> SET PROBLEM
Show every line of the records below that contains the word "this".

> DATA SUPPLIED

□ □ □ □

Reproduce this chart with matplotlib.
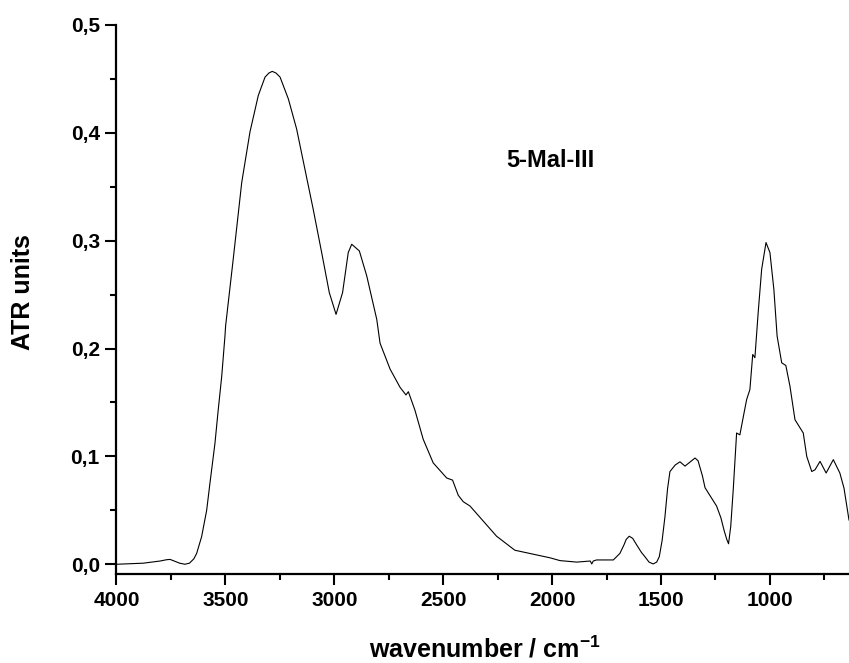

□ □ □ □

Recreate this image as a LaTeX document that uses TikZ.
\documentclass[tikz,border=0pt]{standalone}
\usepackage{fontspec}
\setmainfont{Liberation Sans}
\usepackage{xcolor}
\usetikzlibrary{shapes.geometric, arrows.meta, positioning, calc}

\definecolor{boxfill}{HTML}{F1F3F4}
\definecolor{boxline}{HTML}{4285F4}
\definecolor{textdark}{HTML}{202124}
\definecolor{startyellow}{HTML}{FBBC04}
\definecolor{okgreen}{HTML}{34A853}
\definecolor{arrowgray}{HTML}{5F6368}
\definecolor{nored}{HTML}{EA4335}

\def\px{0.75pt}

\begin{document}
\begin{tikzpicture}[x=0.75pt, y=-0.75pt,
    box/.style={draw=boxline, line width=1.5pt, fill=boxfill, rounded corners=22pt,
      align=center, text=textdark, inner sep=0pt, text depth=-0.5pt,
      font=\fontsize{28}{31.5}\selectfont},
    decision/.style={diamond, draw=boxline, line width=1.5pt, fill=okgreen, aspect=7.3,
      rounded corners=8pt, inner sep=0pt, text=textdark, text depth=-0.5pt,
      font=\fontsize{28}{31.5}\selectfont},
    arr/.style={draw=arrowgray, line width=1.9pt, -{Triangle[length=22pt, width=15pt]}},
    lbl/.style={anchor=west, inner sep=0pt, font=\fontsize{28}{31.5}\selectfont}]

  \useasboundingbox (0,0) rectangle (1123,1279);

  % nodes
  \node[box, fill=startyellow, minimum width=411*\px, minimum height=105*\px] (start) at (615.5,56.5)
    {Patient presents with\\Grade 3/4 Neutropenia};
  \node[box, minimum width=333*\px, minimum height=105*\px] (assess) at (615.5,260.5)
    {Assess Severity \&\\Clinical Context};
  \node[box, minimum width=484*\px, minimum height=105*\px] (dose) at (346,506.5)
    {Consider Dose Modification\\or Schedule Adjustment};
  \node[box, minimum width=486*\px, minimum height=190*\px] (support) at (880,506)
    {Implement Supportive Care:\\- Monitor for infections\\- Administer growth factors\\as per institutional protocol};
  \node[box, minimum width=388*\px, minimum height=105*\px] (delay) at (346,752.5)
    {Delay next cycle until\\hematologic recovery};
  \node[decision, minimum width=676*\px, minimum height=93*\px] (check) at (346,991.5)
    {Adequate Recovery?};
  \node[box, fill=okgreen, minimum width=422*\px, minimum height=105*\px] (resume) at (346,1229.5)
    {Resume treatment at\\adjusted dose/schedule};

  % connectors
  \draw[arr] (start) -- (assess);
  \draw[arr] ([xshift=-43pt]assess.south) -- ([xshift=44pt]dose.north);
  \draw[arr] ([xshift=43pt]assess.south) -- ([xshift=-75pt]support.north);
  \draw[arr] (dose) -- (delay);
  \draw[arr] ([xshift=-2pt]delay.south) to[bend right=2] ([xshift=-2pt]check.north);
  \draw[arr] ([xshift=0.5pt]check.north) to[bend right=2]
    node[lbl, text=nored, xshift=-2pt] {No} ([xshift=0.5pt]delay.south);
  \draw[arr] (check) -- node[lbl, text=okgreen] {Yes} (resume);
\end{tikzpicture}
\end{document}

□ □ □ □

> THE RESPONSE
Reproduce this chart with matplotlib.
Recreate this image as a LaTeX document that uses TikZ.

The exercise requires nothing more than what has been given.